Many dental practices have a drawing or monthly prize that your child can be entered into if they have no cavities at their 6 month check-up examination, often known as a “No Cavity Club”. When starting my practice, The Tooth Ferry Pediatric Dentistry, I very much wanted to reward kids for coming to their 6 month check-up visit, however, I did not want to penalize kids who have cavities diagnosed at that visit.
Why do children get cavities? Is it entirely a lack of brushing? Eating lots of candy? Our understanding of why tooth decay (cavities) form is so much more advanced than it was when I was a kid. When I was a child, I visited the dentist regularly and brushed my teeth every night and yet I was still told I had new cavities at (what felt like) every visit. I was always chastised that I needed to brush better and eat less candy. Yet, my house was the house with very few sweets and candy compared to my friends’ houses. When I would spend overnights at my friends’ houses, I was always amazed that my friends would stay up late eating nothing but junk-food and candy and fall asleep without brushing their teeth and most of them had never had a cavity. Meanwhile, I would stay up after everyone else had gone to sleep so I could make sure to both brush and floss my teeth before bed (I was terrified of getting another cavity!) What was going on here? Why was the distribution of decay among myself and my friends so disproportionate to the dietary and hygiene habits I was observing?
We now know that diet and hygiene habits play a part in the formation of tooth decay, but there are many other factors which cannot be altered that can drastically increase your risk of decay. Some of these factors are genetic (tooth mineralization, salivary components, salivary viscosity, food preferences, eating frequency preferences, etc…) and some have to do with the bacterial population that lives in your saliva. All babies are born with sterile mouths and saliva, but by the time the first tooth begins to appear in the mouth, the saliva is colonized by a unique bacterial population that can make a person more or less prone to developing cavities. Most babies acquire a similar bacterial population to their primary caregiver (so, if Mom or Dad has a lot of cavities, it is likely the child will too). For children who lack these underlying risk factors, frequent consumption of sugars and starches and infrequent brushing habits may not lead to cavities. BUT, for children with underlying risk factors, a normal level of oral hygiene and consumption of sugary/starchy foods will lead to many areas of decay.

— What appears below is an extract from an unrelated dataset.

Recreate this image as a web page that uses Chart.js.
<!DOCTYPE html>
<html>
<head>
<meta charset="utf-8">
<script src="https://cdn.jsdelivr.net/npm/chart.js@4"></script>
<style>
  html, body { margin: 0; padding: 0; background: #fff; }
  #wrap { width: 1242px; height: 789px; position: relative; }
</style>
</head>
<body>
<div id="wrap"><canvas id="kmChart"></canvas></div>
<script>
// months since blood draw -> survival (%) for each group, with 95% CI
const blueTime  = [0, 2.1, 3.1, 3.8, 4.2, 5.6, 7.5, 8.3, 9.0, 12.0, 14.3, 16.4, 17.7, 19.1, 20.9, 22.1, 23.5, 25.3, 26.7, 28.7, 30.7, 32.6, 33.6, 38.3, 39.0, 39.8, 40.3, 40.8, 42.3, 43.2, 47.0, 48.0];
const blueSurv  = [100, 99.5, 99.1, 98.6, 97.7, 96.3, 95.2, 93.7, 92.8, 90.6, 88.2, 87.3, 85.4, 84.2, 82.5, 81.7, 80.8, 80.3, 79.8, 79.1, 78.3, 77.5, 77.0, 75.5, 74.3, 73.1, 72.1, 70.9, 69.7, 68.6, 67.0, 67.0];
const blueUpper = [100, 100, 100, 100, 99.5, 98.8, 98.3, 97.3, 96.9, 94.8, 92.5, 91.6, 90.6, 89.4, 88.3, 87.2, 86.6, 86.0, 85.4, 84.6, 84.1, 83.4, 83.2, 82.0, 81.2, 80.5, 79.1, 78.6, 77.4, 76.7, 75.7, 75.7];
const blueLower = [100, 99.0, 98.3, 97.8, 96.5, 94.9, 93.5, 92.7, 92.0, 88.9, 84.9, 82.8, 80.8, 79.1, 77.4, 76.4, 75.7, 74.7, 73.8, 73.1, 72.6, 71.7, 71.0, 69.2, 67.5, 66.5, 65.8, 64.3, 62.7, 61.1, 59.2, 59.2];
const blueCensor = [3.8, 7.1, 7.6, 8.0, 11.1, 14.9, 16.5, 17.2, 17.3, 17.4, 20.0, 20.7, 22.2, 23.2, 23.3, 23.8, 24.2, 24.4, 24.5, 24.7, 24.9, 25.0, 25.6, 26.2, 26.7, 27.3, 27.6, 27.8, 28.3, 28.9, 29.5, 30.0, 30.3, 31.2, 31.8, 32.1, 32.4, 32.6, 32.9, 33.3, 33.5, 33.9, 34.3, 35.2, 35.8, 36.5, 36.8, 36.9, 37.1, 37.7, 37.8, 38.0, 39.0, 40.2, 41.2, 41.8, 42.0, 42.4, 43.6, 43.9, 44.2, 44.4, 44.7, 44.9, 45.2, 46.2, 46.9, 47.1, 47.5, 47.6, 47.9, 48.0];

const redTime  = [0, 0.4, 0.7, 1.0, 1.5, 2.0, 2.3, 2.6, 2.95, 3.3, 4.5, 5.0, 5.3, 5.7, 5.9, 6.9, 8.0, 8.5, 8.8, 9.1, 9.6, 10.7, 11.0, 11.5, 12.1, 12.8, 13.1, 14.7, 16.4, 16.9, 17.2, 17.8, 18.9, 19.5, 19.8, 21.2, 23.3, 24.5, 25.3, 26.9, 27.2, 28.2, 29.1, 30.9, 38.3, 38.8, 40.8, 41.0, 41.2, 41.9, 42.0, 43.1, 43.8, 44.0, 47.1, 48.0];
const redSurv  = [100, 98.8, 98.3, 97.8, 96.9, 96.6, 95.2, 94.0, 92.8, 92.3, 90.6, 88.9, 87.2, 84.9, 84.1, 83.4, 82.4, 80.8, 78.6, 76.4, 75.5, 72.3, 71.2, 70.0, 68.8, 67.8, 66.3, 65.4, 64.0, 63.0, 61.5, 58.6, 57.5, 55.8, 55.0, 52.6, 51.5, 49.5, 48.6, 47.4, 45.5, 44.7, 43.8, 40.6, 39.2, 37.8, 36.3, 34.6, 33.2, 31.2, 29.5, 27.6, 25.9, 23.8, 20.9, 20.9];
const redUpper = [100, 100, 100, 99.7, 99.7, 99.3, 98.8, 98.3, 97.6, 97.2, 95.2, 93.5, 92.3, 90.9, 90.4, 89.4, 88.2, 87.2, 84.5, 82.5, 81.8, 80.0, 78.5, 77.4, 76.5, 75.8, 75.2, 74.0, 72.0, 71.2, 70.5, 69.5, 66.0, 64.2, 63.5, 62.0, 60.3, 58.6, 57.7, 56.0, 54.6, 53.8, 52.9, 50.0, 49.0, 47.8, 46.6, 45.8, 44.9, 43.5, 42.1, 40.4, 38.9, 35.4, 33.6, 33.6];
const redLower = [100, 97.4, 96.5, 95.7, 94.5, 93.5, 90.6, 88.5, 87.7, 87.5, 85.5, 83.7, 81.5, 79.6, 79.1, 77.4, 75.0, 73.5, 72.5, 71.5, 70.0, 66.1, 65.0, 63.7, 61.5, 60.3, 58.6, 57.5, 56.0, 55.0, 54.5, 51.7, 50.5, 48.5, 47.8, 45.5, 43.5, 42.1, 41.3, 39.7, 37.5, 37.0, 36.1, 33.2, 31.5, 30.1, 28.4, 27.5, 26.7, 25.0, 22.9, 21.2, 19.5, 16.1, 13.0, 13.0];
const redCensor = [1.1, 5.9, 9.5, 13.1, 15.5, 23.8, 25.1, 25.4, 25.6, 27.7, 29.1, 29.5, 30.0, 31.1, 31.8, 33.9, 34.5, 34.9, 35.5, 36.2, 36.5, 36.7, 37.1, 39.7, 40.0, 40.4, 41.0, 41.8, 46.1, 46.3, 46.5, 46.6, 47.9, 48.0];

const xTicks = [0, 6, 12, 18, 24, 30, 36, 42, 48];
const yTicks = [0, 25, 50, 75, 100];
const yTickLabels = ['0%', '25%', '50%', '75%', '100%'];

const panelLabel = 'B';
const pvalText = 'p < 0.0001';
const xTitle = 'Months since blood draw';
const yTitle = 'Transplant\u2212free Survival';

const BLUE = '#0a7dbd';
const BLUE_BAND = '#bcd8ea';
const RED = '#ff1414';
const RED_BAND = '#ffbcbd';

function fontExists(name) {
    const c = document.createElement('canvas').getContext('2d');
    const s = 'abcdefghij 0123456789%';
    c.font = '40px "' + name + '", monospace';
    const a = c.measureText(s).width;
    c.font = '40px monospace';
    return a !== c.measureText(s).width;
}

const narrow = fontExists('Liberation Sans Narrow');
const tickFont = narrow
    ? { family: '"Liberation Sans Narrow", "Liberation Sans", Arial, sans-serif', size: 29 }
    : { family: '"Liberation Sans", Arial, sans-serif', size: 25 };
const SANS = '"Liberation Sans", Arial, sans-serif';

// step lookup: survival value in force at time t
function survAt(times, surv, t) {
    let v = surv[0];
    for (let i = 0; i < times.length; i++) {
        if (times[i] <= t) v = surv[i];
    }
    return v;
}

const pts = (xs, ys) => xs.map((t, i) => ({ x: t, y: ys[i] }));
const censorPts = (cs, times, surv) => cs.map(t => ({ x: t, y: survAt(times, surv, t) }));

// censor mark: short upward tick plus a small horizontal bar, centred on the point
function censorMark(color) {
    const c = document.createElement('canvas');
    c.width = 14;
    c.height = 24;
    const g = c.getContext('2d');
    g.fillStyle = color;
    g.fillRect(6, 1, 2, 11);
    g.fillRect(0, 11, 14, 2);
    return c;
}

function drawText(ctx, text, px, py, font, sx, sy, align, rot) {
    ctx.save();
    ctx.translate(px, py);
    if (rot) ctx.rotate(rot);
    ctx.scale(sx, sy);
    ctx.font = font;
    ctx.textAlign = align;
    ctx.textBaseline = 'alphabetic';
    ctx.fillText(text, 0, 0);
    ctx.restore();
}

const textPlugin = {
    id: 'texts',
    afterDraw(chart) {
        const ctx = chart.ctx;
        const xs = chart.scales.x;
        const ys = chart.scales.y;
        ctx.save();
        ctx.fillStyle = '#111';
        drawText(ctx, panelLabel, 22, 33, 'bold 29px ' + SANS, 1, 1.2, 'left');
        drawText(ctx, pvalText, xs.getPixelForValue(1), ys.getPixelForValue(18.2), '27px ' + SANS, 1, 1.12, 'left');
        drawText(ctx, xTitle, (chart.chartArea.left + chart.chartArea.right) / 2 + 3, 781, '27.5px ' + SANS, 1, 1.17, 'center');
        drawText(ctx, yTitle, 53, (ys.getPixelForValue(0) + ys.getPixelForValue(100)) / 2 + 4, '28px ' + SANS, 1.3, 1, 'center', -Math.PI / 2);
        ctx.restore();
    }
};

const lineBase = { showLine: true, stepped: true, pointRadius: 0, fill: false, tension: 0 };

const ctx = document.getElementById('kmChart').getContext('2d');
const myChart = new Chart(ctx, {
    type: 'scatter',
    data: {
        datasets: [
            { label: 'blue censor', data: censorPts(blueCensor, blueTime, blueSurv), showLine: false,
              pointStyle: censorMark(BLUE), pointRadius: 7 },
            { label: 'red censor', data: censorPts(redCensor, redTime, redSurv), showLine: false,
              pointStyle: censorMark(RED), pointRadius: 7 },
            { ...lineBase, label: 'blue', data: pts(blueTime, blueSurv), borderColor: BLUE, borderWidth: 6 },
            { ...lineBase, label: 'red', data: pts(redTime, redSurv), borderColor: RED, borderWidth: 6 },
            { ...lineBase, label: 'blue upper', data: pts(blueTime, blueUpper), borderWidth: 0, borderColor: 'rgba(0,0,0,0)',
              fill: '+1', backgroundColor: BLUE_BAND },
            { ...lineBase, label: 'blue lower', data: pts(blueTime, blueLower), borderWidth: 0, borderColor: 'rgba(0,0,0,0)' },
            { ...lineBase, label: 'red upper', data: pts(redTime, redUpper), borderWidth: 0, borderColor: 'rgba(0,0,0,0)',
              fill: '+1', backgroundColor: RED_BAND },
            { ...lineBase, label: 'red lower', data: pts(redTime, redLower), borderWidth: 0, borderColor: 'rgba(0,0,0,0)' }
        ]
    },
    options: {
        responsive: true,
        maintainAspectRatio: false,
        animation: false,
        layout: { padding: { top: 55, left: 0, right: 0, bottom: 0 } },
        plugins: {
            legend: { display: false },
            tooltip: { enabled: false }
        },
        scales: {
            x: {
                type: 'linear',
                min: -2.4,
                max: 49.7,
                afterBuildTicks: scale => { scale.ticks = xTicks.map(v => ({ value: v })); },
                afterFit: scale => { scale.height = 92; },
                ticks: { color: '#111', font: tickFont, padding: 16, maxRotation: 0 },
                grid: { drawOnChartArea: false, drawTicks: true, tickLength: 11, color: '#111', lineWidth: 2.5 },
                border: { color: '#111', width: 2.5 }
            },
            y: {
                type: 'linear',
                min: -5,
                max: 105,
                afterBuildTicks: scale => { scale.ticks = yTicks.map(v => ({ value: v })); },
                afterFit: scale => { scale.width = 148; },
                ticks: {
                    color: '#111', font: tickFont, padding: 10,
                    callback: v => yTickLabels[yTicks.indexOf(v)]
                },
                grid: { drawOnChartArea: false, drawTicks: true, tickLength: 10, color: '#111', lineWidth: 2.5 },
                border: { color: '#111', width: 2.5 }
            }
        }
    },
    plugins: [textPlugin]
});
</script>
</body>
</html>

Because so much of what causes tooth decay is not within our direct control, it seems unfair to penalize kids who come to the dentist and have cavities diagnosed. In many cases, the oral hygiene of kids with tooth decay is as good (or better!) as some kiddos who don’t have decay. For this reason, I decided to enter every child who comes in for a check-up into our drawing each month for a prize (a gift card to a local toy store) regardless of whether they have cavities or not. This way, kids are rewarded for keeping up with the very important self-care routine of visiting the dentist, regardless of whether they are highly susceptible to tooth decay or not. Instead of being called a No Cavity Club, I call it our Little Mariner of the Month club, and I hope it helps kids to feel more positively about visiting the dentist than I did as a child.